Oboe Quintet in C minor, K406 (K388)
Max Artved (oboe), Elise Båtnes (violin), Tue Lautrup (violin, viola), Dimitri Golovanov (viola), Lars Holm Johansen (cello)
recorded at the Danish Radio Concert Hall, Copenhagen, 11-14 January 2002
NAXOS 8.557361 [56'52"]

 

This well-planned programme of known, half-known and unknown18th century music - the sort of thing Naxos does so well - squeezes two welcome rarities between much more familiar Mozart pieces.

The best known here is the wholly delightful Oboe Quartet in F, K370 - a fun-piece if ever there was one, despite venturing briefly into the minor-key shade in its beautiful slow movement.

The Crusell Divertimento (scored for the same combination as both K370 and Bach) dates from 1822. It’s more of a concerto piece than the rest of the disc, requiring a virtuosic almost operatic personality from the soloist. Don’t underestimate it before you hear it! It’s beautifully crafted, and - as you might expect from an albeit minor contemporary of Weber, Schubert and Bellini - there’s an abundance of early-Romantic colouring, despite its obviously-Classical roots. Every commonplace idea is balanced by an agreeable surprise.

The London Bach’s two-movement Quartet is elegant and diverting, as almost always, but pretty lightweight.

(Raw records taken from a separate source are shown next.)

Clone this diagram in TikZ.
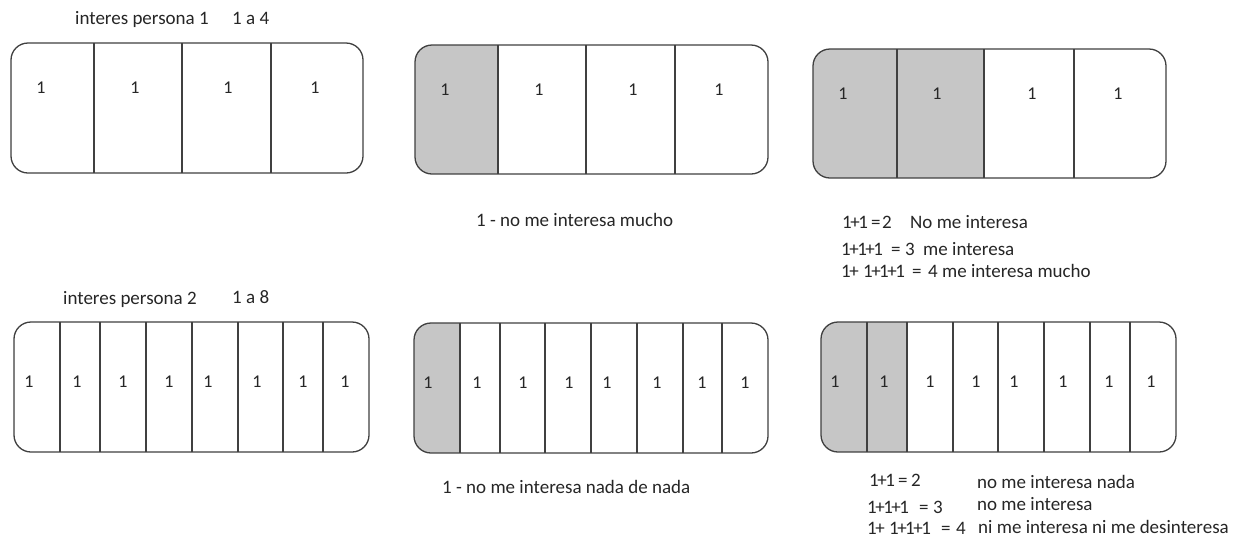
\documentclass[tikz,border=0pt]{standalone}
\usepackage{fontspec}
\setmainfont{Carlito}
\definecolor{ln}{HTML}{404040}
\definecolor{gr}{HTML}{C6C6C6}
\definecolor{tx}{HTML}{262626}
\newcommand\tp{\kern-1.5pt+\kern-1.5pt}
\newcommand\tpl{\kern-1.5pt+}
\tikzset{
 frame/.style={draw=ln, line width=1.3pt, rounded corners=17pt},
 divider/.style={draw=ln, line width=1.3pt},
 num/.style={text=tx, font=\fontsize{18}{21}\selectfont, inner sep=0pt},
 lbl/.style={text=tx, font=\fontsize{19}{22}\selectfont, inner sep=0pt, anchor=base west},
}
\newcommand\panelstrip[6]{% l, t, r, b, dividers, gray-end x
 \begin{scope}
  \clip[rounded corners=17pt] (#1,#2) rectangle (#3,#4);
  \fill[gr] (#1,#2) rectangle (#6,#4);
 \end{scope}
 \foreach \d in {#5} \draw[divider] (\d,#2) -- (\d,#4);
 \draw[frame] (#1,#2) rectangle (#3,#4);
}
\begin{document}
\begin{tikzpicture}[x=1pt,y=-1pt]
\useasboundingbox[fill=white] (0,0) rectangle (1239,539);

% titles
\node[lbl] (t1) at (75,24) {interes persona 1};
\node[lbl] (t1r) at (232,24) {1 a 4};
\node[lbl] (t2) at (63,304) {interes persona 2};
\node[lbl] (t2r) at (232,303) {1 a 8};

% row 1
\panelstrip{11}{43}{363}{173}{94,182,271}{11}
\foreach \x [count=\i] in {41,135,228,315} \node[num] (a\i) at (\x,88) {1};
\panelstrip{415}{45}{768}{174}{498,586,675}{498}
\foreach \x [count=\i] in {445,539,633,719} \node[num] (b\i) at (\x,90) {1};
\panelstrip{813}{49}{1166}{178}{897,984,1074}{984}
\foreach \x [count=\i] in {843,937,1032,1118} \node[num] (c\i) at (\x,94) {1};

% row 2
\panelstrip{14}{322}{369}{452}{60,100,146,192,238,283,323}{14}
\foreach \x [count=\i] in {29,77,123,169,208,257,303,345} \node[num] (d\i) at (\x,382) {1};
\panelstrip{414}{323}{768}{453}{460,500,545,591,637,683,722}{460}
\foreach \x [count=\i] in {428,477,523,569,607,657,702,745} \node[num] (e\i) at (\x,383) {1};
\panelstrip{821}{322}{1176}{452}{867,907,953,998,1044,1090,1130}{907}
\foreach \x [count=\i] in {835,884,930,976,1014,1063,1109,1151} \node[num] (f\i) at (\x,382) {1};

% captions
\node[lbl] (cap1) at (476,226) {1 - no me interesa mucho};
\node[lbl] (cap2) at (442,493) {1 - no me interesa nada de nada};

\node[lbl] (r1a) at (842,228) {1\tp1};
\node[lbl] (r1b) at (871,228) {=};
\node[lbl] (r1c) at (882,228) {2};
\node[lbl] (r1d) at (910,228) {No me interesa};
\node[lbl] (r2a) at (841,255) {1\tp1\tp1};
\node[lbl] (r2b) at (891,255) {=};
\node[lbl] (r2c) at (905,255) {3};
\node[lbl] (r2d) at (923,255) {me interesa};
\node[lbl] (r3a) at (841,277) {1\tpl{} 1\tp1\tp1};
\node[lbl] (r3b) at (912,277) {=};
\node[lbl] (r3c) at (928,277) {4 me interesa mucho};

\node[lbl] (s1a) at (869,486) {1\tp1};
\node[lbl] (s1b) at (898,486) {=};
\node[lbl] (s1c) at (911,486) {2};
\node[lbl] (s1d) at (977,488) {no me interesa nada};
\node[lbl] (s2a) at (867,513) {1\tp1\tp1};
\node[lbl] (s2b) at (919,513) {=};
\node[lbl] (s2c) at (933,513) {3};
\node[lbl] (s2d) at (977,510) {no me interesa};
\node[lbl] (s3a) at (867,534) {1\tpl{} 1\tp1\tp1};
\node[lbl] (s3b) at (941,534) {=};
\node[lbl] (s3c) at (956,534) {4};
\node[lbl] (s3d) at (978,533) {ni me interesa ni me desinteresa};
\end{tikzpicture}
\end{document}
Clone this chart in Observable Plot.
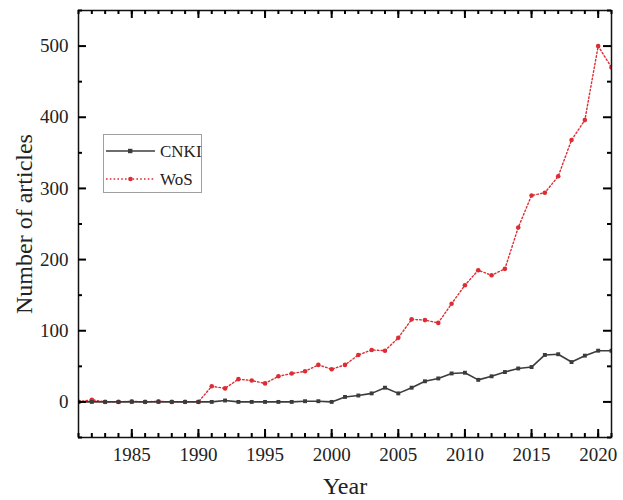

Most of us will find the so-called ‘Oboe Quintet’ - the most substantial item, however you measure substance - the most interesting. I was referring to this piece when I spoke of ‘half-known’ Mozart in my introduction. No mere curiosity, this is in fact the same piece as the Serenade in C minor (dating from 1782) for two oboes, two clarinets, two horns and two bassoons, which Mozart himself arranged and published five or six years later as the String Quintet in C minor. Its appearance here in an uncredited arrangement for oboe and string quartet is, if I may be forgiven for using the word, wholly ‘viable’. Doubly so, because it uses two violas instead of two violins (like the Horn Quintet, K407 - an admirable precedent) in order better to preserve the scoring of contrasted pairs inherent in both of Mozart’s versions. Of course an Oboe Quintet thus constituted manages to be a near-perfect compromise between the sound worlds of Wind Octet and String Quintet. Unauthentic though it may be it has no problem justifying itself. One can hardly object to the preponderance of the solo oboe, either, as this is an undoubted characteristic of the original Serenade, testing as it does the stamina of even the most experienced players. Only in the extraordinary inverted double counterpoint of the Menuetto in canone does one miss the integrity of Mozart’s first or second scoring - that’s impossible to sustain with this combination of instruments. Actually, the Serenade is no such thing: no serenade, I mean. It’s a powerfully-argued, dark-hued piece, typical of so much mature minor-key Mozart, with an intensity and seriousness of purpose light worlds away from the divertissement implied by its original title.

Max Artved is principal oboe with the Danish Radio Symphony Orchestra, and his colleagues on this disc are fellow players in the same ensemble. They are well-honed musicians, both individually and collectively: the urgency and unity of their playing in the C minor Serenade-Quintet is most compelling. You may, like me, occasionally wish for fractionally more spacious tempi, if only to give more time for phrases to breathe? Artved himself plays divinely, with a seductively beautiful tone, an impeccable sense of style, and wonderfully precise articulation. The two perfectly-focused top Fs in the Mozart Quartet bring an irresistible smile of admiration and satisfaction: this really is top-drawer oboe-playing, deserving of the most lavish praise!

Unsurprisingly, the sound, originating with Danish Radio, is outstanding, and the liner notes informative. Go buy yet another Naxos!